The crime situation will continue to chase away, if not scare visitors and potential visitors from abroad, while wreaking havoc on the lives of many Guyanese at home.
Scandals and the manifestation of corruption, malfeasance, nepotism and favouritism, compounded by racial and political discrimination, violations of individuals’ constitutional rights, threats and trumped up charges against opposition leaders will be the order of the day in 2018.
The trampling on parliamentary privilege, the abuse of the Standing Orders, persistent harassment by the Speaker of the House, the rubber stamping and railroading of bills through the National Assembly will continue in 2018, much to the distress and frustration of the political opposition, forcing them to increasingly resort more and more to extra-parliamentary struggles involving the popular masses.

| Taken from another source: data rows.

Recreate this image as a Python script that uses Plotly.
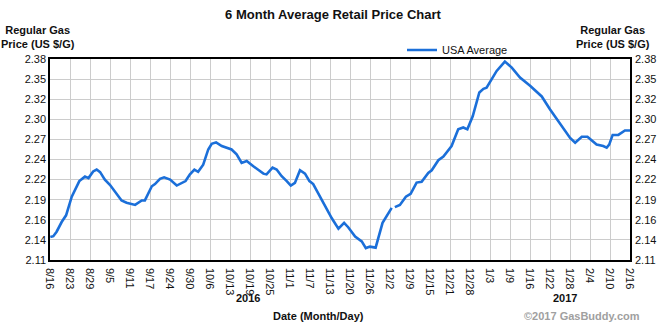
import numpy as np
import plotly.graph_objects as go

# Days since 2016-08-16 and the USA average regular gas price ($/gal)
days = [0.1, 1.05, 2.1, 3.7, 5.1, 6.9, 9.3, 11.1, 12.2, 13.7, 14.8, 15.9, 17.4, 19.0,
        22.7, 24.3, 27.0, 29.1, 30.1, 32.3, 33.3, 34.9, 36.2, 38.1, 40.2, 41.8, 43.0,
        44.4, 45.8, 47.0, 48.6, 50.2, 51.3, 52.7, 54.5, 57.6, 59.2, 60.8, 62.4, 64.5,
        67.7, 68.7, 70.6, 71.9, 73.5, 75.1, 76.4, 77.7, 79.3, 80.9, 82.3, 83.5, 85.7,
        87.6, 89.4, 91.5, 93.3, 94.6, 96.8, 98.9, 100.2, 101.5, 103.3, 105.5, 106.8,
        108.4, 108.9, 109.4, 111.0, 112.9, 114.4, 116.3, 117.9, 120.0, 121.1, 123.2,
        124.8, 127.4, 129.5, 131.1, 132.4, 134.1, 136.2, 137.5, 138.5, 141.7, 144.3,
        146.5, 149.1, 152.3, 156.0, 158.6, 162.8, 165.0, 166.6, 168.7, 170.5, 173.4,
        175.5, 176.6, 177.4, 178.5, 180.3, 182.4, 184.0]
prices = [2.141, 2.142, 2.148, 2.161, 2.170, 2.195, 2.216, 2.222, 2.220, 2.229, 2.2315,
          2.228, 2.218, 2.211, 2.190, 2.187, 2.184, 2.190, 2.190, 2.209, 2.212, 2.219,
          2.221, 2.218, 2.210, 2.2135, 2.216, 2.225, 2.2315, 2.2285, 2.238, 2.2585,
          2.266, 2.268, 2.263, 2.2585, 2.252, 2.2405, 2.243, 2.236, 2.226, 2.225, 2.234,
          2.2315, 2.2225, 2.216, 2.210, 2.2135, 2.2305, 2.226, 2.216, 2.212, 2.195,
          2.180, 2.166, 2.152, 2.160, 2.154, 2.1415, 2.135, 2.126, 2.128, 2.1266, 2.160,
          2.1685, 2.180, None, 2.181, 2.184, 2.195, 2.199, 2.214, 2.215, 2.227, 2.2305,
          2.244, 2.249, 2.263, 2.2855, 2.288, 2.2855, 2.303, 2.335, 2.340, 2.3415,
          2.364, 2.3765, 2.3685, 2.355, 2.344, 2.3297, 2.3125, 2.288, 2.274, 2.2675,
          2.2755, 2.2755, 2.265, 2.263, 2.261, 2.265, 2.278, 2.278, 2.284, 2.284]

date_labels = ["8/16", "8/23", "8/29", "9/5", "9/11", "9/17", "9/24", "9/30", "10/6",
               "10/13", "10/19", "10/25", "11/1", "11/7", "11/13", "11/20", "11/26",
               "12/2", "12/9", "12/15", "12/21", "12/28", "1/3", "1/9", "1/16", "1/22",
               "1/28", "2/4", "2/10", "2/16"]
price_labels = ["2.11", "2.14", "2.16", "2.19", "2.22", "2.24", "2.27", "2.30", "2.32",
                "2.35", "2.38"]
years = ["2016", "2017"]
series_name = "USA Average"

y_min, y_max = 2.11, 2.38
span_days = 184
x_ticks = list(np.linspace(0, span_days, len(date_labels)))
y_ticks = list(np.linspace(y_min, y_max, len(price_labels)))

FONT = "Liberation Sans, Arial, sans-serif"
LINE_COLOR = "#1b6fd9"

W, H = 670, 325
M_L, M_R, M_T, M_B = 50, 40, 59, 65
PLOT_W, PLOT_H = W - M_L - M_R, H - M_T - M_B


def px_to_paper(px, py):
    """Convert a pixel position on the page to paper coordinates."""
    return (px - M_L) / PLOT_W, (H - M_B - py) / PLOT_H


fig = go.Figure()
fig.add_trace(go.Scatter(
    x=days, y=prices, mode="lines", name=series_name,
    line=dict(color=LINE_COLOR, width=2.6), connectgaps=False,
    hoverinfo="x+y",
))
# Same series on the right-hand axis so it shows its own scale
fig.add_trace(go.Scatter(
    x=days, y=prices, mode="lines", yaxis="y2", showlegend=False,
    line=dict(color=LINE_COLOR, width=2.6), opacity=0, hoverinfo="skip",
))

axis_font = dict(family=FONT, size=11, color="#111111")
leg_x, leg_y = px_to_paper(402, 50)
fig.update_layout(
    width=W, height=H,
    margin=dict(l=M_L, r=M_R, t=M_T, b=M_B),
    paper_bgcolor="white", plot_bgcolor="white",
    font=dict(family=FONT, size=11, color="#111111"),
    title=dict(text="<b>6 Month Average Retail Price Chart</b>",
               x=0.497, xanchor="center", y=0.957, yanchor="middle",
               font=dict(family=FONT, size=13, color="#111111")),
    xaxis=dict(range=[0, span_days], tickmode="array", tickvals=x_ticks,
               ticktext=date_labels, tickangle=90, tickfont=axis_font,
               showgrid=True, gridcolor="#cccccc", gridwidth=1,
               showline=True, linecolor="black", linewidth=1.5, mirror=True,
               ticks="", zeroline=False, ticklabelstandoff=4),
    yaxis=dict(range=[y_min, y_max], tickmode="array", tickvals=y_ticks,
               ticktext=price_labels, tickfont=axis_font,
               showgrid=True, gridcolor="#cccccc", gridwidth=1,
               showline=True, linecolor="black", linewidth=1.5, mirror=True,
               ticks="", zeroline=False),
    yaxis2=dict(range=[y_min, y_max], tickmode="array", tickvals=y_ticks,
                ticktext=price_labels, tickfont=axis_font, overlaying="y",
                side="right", showgrid=False, showline=False, ticks="",
                zeroline=False, ticklabelstandoff=4),
    showlegend=True,
    legend=dict(x=leg_x, y=leg_y, xanchor="left", yanchor="middle",
                orientation="h", bgcolor="rgba(0,0,0,0)",
                font=dict(family=FONT, size=11, color="#111111"),
                tracegroupgap=0),
)

ann_font_bold = dict(family=FONT, size=11, color="#111111")
annotations = [
    dict(text="<b>Regular Gas<br>Price (US $/G)</b>", x=38, y=37),
    dict(text="<b>Regular Gas<br>Price (US $/G)</b>", x=613, y=37),
    dict(text="<b>" + years[0] + "</b>", x=248, y=298),
    dict(text="<b>" + years[1] + "</b>", x=565, y=298),
    dict(text="<b>Date (Month/Day)</b>", x=318, y=316),
]
for a in annotations:
    ax, ay = px_to_paper(a["x"], a["y"])
    fig.add_annotation(
        text=a["text"], x=ax, y=ay,
        xref="paper", yref="paper", xanchor="center", yanchor="middle",
        showarrow=False, font=ann_font_bold, align="center",
    )
cx, cy = px_to_paper(642, 316)
fig.add_annotation(
    text="<b>©2017 GasBuddy.com</b>", x=cx, y=cy,
    xref="paper", yref="paper", xanchor="right", yanchor="middle",
    showarrow=False, font=dict(family=FONT, size=11, color="#a0a0a0"),
)

fig.write_html("out.html")
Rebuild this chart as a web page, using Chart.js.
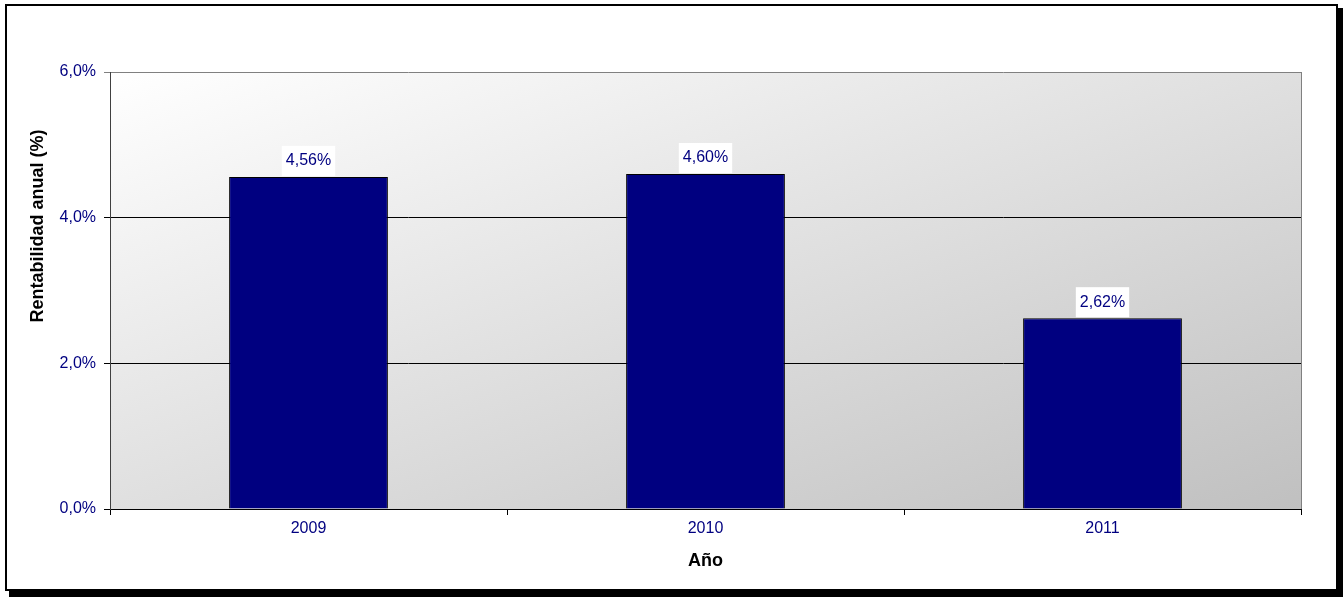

The political opposition will be called upon to be more inclusive, accommodating and flexible in its relationship with other social organizations as they step up their demands, through mass struggle for constitutional reform and free and fair elections at the municipal and regional and national levels.
The critical and burning question of tactical and strategic electoral alliances will emerge as a matter of top priority for political and social forces in the course of the new year. In this respect, consensus building on matters of policy and candidatures will pose a major challenge for all stakeholders.
In the months ahead, the ruling APNU+AFC is likely to become more and more isolated as it lurches from pillar to post in its quest for political survival, characterized by the increasing fracturing of the alliance.
With cracks in the ruling elite, growing political instability, increasing protests and restlessness by the working people under deteriorating socio-economic conditions, a revolutionary situation is bound to emerge. That political process, if skilfully led and directed, can result in a democratic and constitutional change of government come 2020.
In this situation, the political opposition must prepare to defend its organizational structures and its members as well as its gains, since the ruling elite will have to depend more and more on repression and oppression to maintain itself in office.